Это значит, что жанровая реформа, провозглашенная в “Защите”, представляла собой не радикальный разрыв с традиционализмом и устремление в неведомое, но всего лишь радикальную смену традиции, возрождение чужого и полузабытого языка культуры и попытку заговорить на нем о современности. Сложность заключалась в том, что для самой античности мифологическая образность была органическим языком (древние верили в реальность своих богов), тогда как для поэтов-гуманистов - только метафорическими знаками абсолютно разумной жизни, но знаками, без которых совершенно невозможно обойтись, поскольку в них воплощена безусловная жизненная мудрость, которая (если не касаться вопросов веры) сама по себе не противоречит христианскому откровению. Вот почему поэты-гуманисты сделали мифологические архетипы реальностью своего художественного мышления: из необязательной, хотя и выигрышной, декоративной “упаковки”, какой античные образы были для “великих риториков”, они превратились у поэтов Плеяды в существенный способ миропонимания. Тотальная мифологизация современности заключалась в том, что все реальные люди и события как бы переодевались в мифологические одежды, т. е. последовательно соотносились с тем идеальным началом, прообраз которого гуманисты видели в античности. Так, когда поэты изображали короля Генриха II в виде Юпитера, а Екатерину Медичи - в виде Юноны, речь шла не об условно- литературных реминисценциях и аналогиях, а о том, чтобы действительно увидеть в современных государственных деятелях черты античных богов и героев: поэты как бы стирали случайные и преходящие приметы современности, выделяли в ней надвременное начало и тем самым ценностно возвышали ее, приобщали к абсолютному идеалу, олицетворенному в древних олимпийцах.

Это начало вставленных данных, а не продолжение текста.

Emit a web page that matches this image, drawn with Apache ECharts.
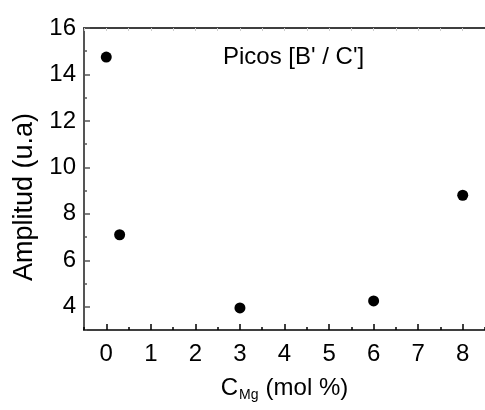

Однако это утверждение авторитета античности имело и свою оборотную сторону. Заговорив на чужом, хотя и присвоенном, культурном языке, даже не попытавшись подвергнуть его испытанию на жизненную адекватность, а просто приняв на веру, Плеяда тем самым неизбежно догматизировала этот язык и сделала его сугубо элитарным: ведь если средневековые жанры и средневековая образность являлись общенародным достоянием, были внятны и священнику, и рыцарю, и простолюдину, то гуманистическая поэзия, требовавшая образованности и начитанности в древних авторах, была принципиально ориентирована на посвященных и приобретала выраженные черты духовного аристократизма и даже эзотеричности.

Возрождение античных эстетических канонов привело и к возрождению античных представлений о миссии поэта, образ которого у древних существенно двоился: его мыслили то как “священного безумца” и экстатического “прорицателя”, то, напротив, как вполне рационального “мастера”, владеющего искусством слагания поэм примерно так же, как хороший гончар владеет ремеслом лепки горшков. Первый из этих образов ярко обрисован у Платона: “Все хорошие... поэты слагают свои прекрасные поэмы не благодаря искусству, а лишь в состоянии вдохновения и одержимости... подобно тому как корибанты пляшут в исступлении, так и они в исступлении творят эти свои прекрасные песнопения; ими овладевают гармония и ритм, и они становятся вакхантами и одержимыми. Вакханки, когда они одержимы, черпают из рек мед и молоко, а в здравом уме не черпают: так бывает и с душою мелических поэтов... поэт - это существо легкое, крылатое и священное; и он может творить лишь тогда, когда сделается вдохновенным и исступленным и не будет в нем более рассудка; а пока у человека есть этот дар, он не способен творить и пророчествовать” (“Ион”). Неоплатоник Марсилио Фичино выделял четыре формы энтузиастического “безумия” - пророчество, таинство, поэзию и любовь, которые тесно связаны между собой, так что всякий поэт есть в то же время и пророк, а влюбленный приобретает пророческий дар и может стать поэтом.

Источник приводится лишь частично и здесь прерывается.